**Aim**
All of the material below is to be restated word for word, apart from the pictures.
————————
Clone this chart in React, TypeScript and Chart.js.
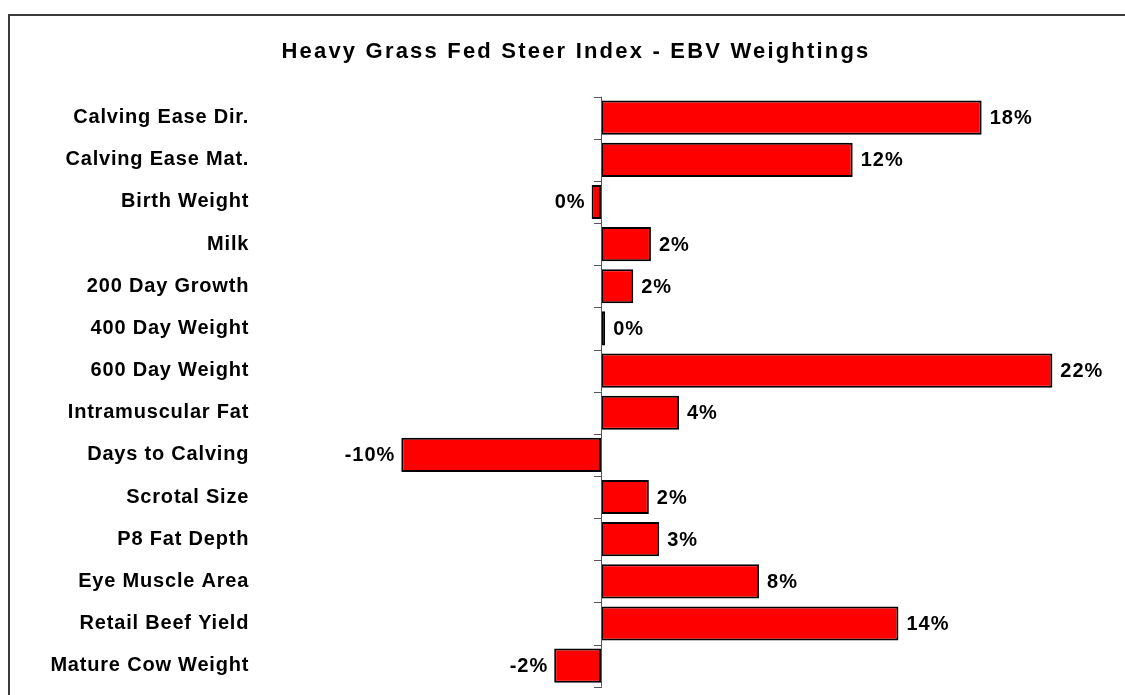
import React, { useEffect, useRef } from "react";
import { Chart, registerables } from "chart.js";

Chart.register(...registerables);

const TITLE = "Heavy Grass Fed Steer Index - EBV Weightings";

const categories = [
  "Calving Ease Dir.",
  "Calving Ease Mat.",
  "Birth Weight",
  "Milk",
  "200 Day Growth",
  "400 Day Weight",
  "600 Day Weight",
  "Intramuscular Fat",
  "Days to Calving",
  "Scrotal Size",
  "P8 Fat Depth",
  "Eye Muscle Area",
  "Retail Beef Yield",
  "Mature Cow Weight",
];

const weightings = [18.3, 12.1, -0.45, 2.4, 1.55, 0.2, 21.7, 3.75, -9.6, 2.3, 2.8, 7.6, 14.3, -2.25];

const valueLabels = ["18%", "12%", "0%", "2%", "2%", "0%", "22%", "4%", "-10%", "2%", "3%", "8%", "14%", "-2%"];

const X_MIN = -16;
const X_MAX = 24;

const FONT = '"Liberation Sans", Arial, Helvetica, sans-serif';

export default function App() {
  const ref = useRef<HTMLCanvasElement>(null);

  useEffect(() => {
    const canvas = ref.current;
    if (!canvas) return;

    const framePlugin = {
      id: "frameAndTitle",
      beforeDraw(chart: any) {
        const ctx = chart.ctx;
        ctx.save();
        ctx.fillStyle = "#ffffff";
        ctx.fillRect(0, 0, chart.width, chart.height);
        ctx.strokeStyle = "#3a3a3a";
        ctx.lineWidth = 2;
        ctx.beginPath();
        ctx.moveTo(9, chart.height + 5);
        ctx.lineTo(9, 15);
        ctx.lineTo(chart.width + 5, 15);
        ctx.stroke();
        ctx.fillStyle = "#000000";
        ctx.font = `bold 22px ${FONT}`;
        (ctx as any).letterSpacing = "2.2px";
        ctx.textAlign = "center";
        ctx.textBaseline = "alphabetic";
        ctx.fillText(TITLE, 576, 58);
        ctx.restore();
        (ctx as any).letterSpacing = "0.8px";
      },
      afterDatasetsDraw(chart: any) {
        const ctx = chart.ctx;
        const xScale = chart.scales.x;
        const area = chart.chartArea;
        const x0 = xScale.getPixelForValue(0);
        const n = categories.length;
        const catH = (area.bottom - area.top) / n;
        ctx.save();
        ctx.strokeStyle = "#555555";
        ctx.lineWidth = 1;
        ctx.beginPath();
        ctx.moveTo(Math.round(x0) + 0.5, area.top);
        ctx.lineTo(Math.round(x0) + 0.5, area.bottom);
        for (let i = 0; i <= n; i++) {
          const y = Math.round(area.top + i * catH) + 0.5;
          ctx.moveTo(x0 - 7, y);
          ctx.lineTo(x0 + 1, y);
        }
        ctx.stroke();

        const meta = chart.getDatasetMeta(0);
        ctx.fillStyle = "#000000";
        ctx.font = `bold 20px ${FONT}`;
        (ctx as any).letterSpacing = "1px";
        ctx.textBaseline = "middle";
        meta.data.forEach((el: any, i: number) => {
          const v = weightings[i];
          if (v >= 0) {
            ctx.textAlign = "left";
            ctx.fillText(valueLabels[i], el.x + 8, el.y + 1);
          } else {
            ctx.textAlign = "right";
            ctx.fillText(valueLabels[i], el.x - 6, el.y + 1);
          }
        });
        ctx.restore();
      },
    };

    const chart = new Chart(canvas, {
      type: "bar",
      data: {
        labels: categories,
        datasets: [
          {
            data: weightings,
            backgroundColor: "#ff0000",
            borderColor: "#000000",
            borderWidth: 2,
            borderSkipped: false,
            categoryPercentage: 1,
            barPercentage: 0.81,
          },
        ],
      },
      options: {
        indexAxis: "y",
        animation: false,
        responsive: true,
        maintainAspectRatio: false,
        layout: {
          padding: { top: 96.6, bottom: 8.3, left: 0, right: 24.8 },
        },
        plugins: {
          legend: { display: false },
          title: { display: false },
          tooltip: { enabled: false },
        },
        scales: {
          x: {
            display: false,
            min: X_MIN,
            max: X_MAX,
          },
          y: {
            afterFit(scale: any) {
              scale.width = 268.2;
              scale.paddingTop = 0;
              scale.paddingBottom = 0;
            },
            grid: { display: false, drawTicks: false },
            border: { display: false },
            ticks: {
              color: "#000000",
              padding: 19,
              font: { family: FONT, size: 20, weight: "bold" },
            },
          },
        },
      },
      plugins: [framePlugin],
    });

    return () => chart.destroy();
  }, []);

  return (
    <div style={{ position: "fixed", left: 0, top: 0, width: 1125, height: 695, background: "#fff" }}>
      <canvas ref={ref} />
    </div>
  );
}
————————
**Expected answer**
Clone this chart in React, TypeScript and Chart.js.
import React, { useEffect, useRef } from "react";
import { Chart, registerables } from "chart.js";

Chart.register(...registerables);

const TITLE = "Heavy Grass Fed Steer Index - EBV Weightings";

const categories = [
  "Calving Ease Dir.",
  "Calving Ease Mat.",
  "Birth Weight",
  "Milk",
  "200 Day Growth",
  "400 Day Weight",
  "600 Day Weight",
  "Intramuscular Fat",
  "Days to Calving",
  "Scrotal Size",
  "P8 Fat Depth",
  "Eye Muscle Area",
  "Retail Beef Yield",
  "Mature Cow Weight",
];

const weightings = [18.3, 12.1, -0.45, 2.4, 1.55, 0.2, 21.7, 3.75, -9.6, 2.3, 2.8, 7.6, 14.3, -2.25];

const valueLabels = ["18%", "12%", "0%", "2%", "2%", "0%", "22%", "4%", "-10%", "2%", "3%", "8%", "14%", "-2%"];

const X_MIN = -16;
const X_MAX = 24;

const FONT = '"Liberation Sans", Arial, Helvetica, sans-serif';

export default function App() {
  const ref = useRef<HTMLCanvasElement>(null);

  useEffect(() => {
    const canvas = ref.current;
    if (!canvas) return;

    const framePlugin = {
      id: "frameAndTitle",
      beforeDraw(chart: any) {
        const ctx = chart.ctx;
        ctx.save();
        ctx.fillStyle = "#ffffff";
        ctx.fillRect(0, 0, chart.width, chart.height);
        ctx.strokeStyle = "#3a3a3a";
        ctx.lineWidth = 2;
        ctx.beginPath();
        ctx.moveTo(9, chart.height + 5);
        ctx.lineTo(9, 15);
        ctx.lineTo(chart.width + 5, 15);
        ctx.stroke();
        ctx.fillStyle = "#000000";
        ctx.font = `bold 22px ${FONT}`;
        (ctx as any).letterSpacing = "2.2px";
        ctx.textAlign = "center";
        ctx.textBaseline = "alphabetic";
        ctx.fillText(TITLE, 576, 58);
        ctx.restore();
        (ctx as any).letterSpacing = "0.8px";
      },
      afterDatasetsDraw(chart: any) {
        const ctx = chart.ctx;
        const xScale = chart.scales.x;
        const area = chart.chartArea;
        const x0 = xScale.getPixelForValue(0);
        const n = categories.length;
        const catH = (area.bottom - area.top) / n;
        ctx.save();
        ctx.strokeStyle = "#555555";
        ctx.lineWidth = 1;
        ctx.beginPath();
        ctx.moveTo(Math.round(x0) + 0.5, area.top);
        ctx.lineTo(Math.round(x0) + 0.5, area.bottom);
        for (let i = 0; i <= n; i++) {
          const y = Math.round(area.top + i * catH) + 0.5;
          ctx.moveTo(x0 - 7, y);
          ctx.lineTo(x0 + 1, y);
        }
        ctx.stroke();

        const meta = chart.getDatasetMeta(0);
        ctx.fillStyle = "#000000";
        ctx.font = `bold 20px ${FONT}`;
        (ctx as any).letterSpacing = "1px";
        ctx.textBaseline = "middle";
        meta.data.forEach((el: any, i: number) => {
          const v = weightings[i];
          if (v >= 0) {
            ctx.textAlign = "left";
            ctx.fillText(valueLabels[i], el.x + 8, el.y + 1);
          } else {
            ctx.textAlign = "right";
            ctx.fillText(valueLabels[i], el.x - 6, el.y + 1);
          }
        });
        ctx.restore();
      },
    };

    const chart = new Chart(canvas, {
      type: "bar",
      data: {
        labels: categories,
        datasets: [
          {
            data: weightings,
            backgroundColor: "#ff0000",
            borderColor: "#000000",
            borderWidth: 2,
            borderSkipped: false,
            categoryPercentage: 1,
            barPercentage: 0.81,
          },
        ],
      },
      options: {
        indexAxis: "y",
        animation: false,
        responsive: true,
        maintainAspectRatio: false,
        layout: {
          padding: { top: 96.6, bottom: 8.3, left: 0, right: 24.8 },
        },
        plugins: {
          legend: { display: false },
          title: { display: false },
          tooltip: { enabled: false },
        },
        scales: {
          x: {
            display: false,
            min: X_MIN,
            max: X_MAX,
          },
          y: {
            afterFit(scale: any) {
              scale.width = 268.2;
              scale.paddingTop = 0;
              scale.paddingBottom = 0;
            },
            grid: { display: false, drawTicks: false },
            border: { display: false },
            ticks: {
              color: "#000000",
              padding: 19,
              font: { family: FONT, size: 20, weight: "bold" },
            },
          },
        },
      },
      plugins: [framePlugin],
    });

    return () => chart.destroy();
  }, []);

  return (
    <div style={{ position: "fixed", left: 0, top: 0, width: 1125, height: 695, background: "#fff" }}>
      <canvas ref={ref} />
    </div>
  );
}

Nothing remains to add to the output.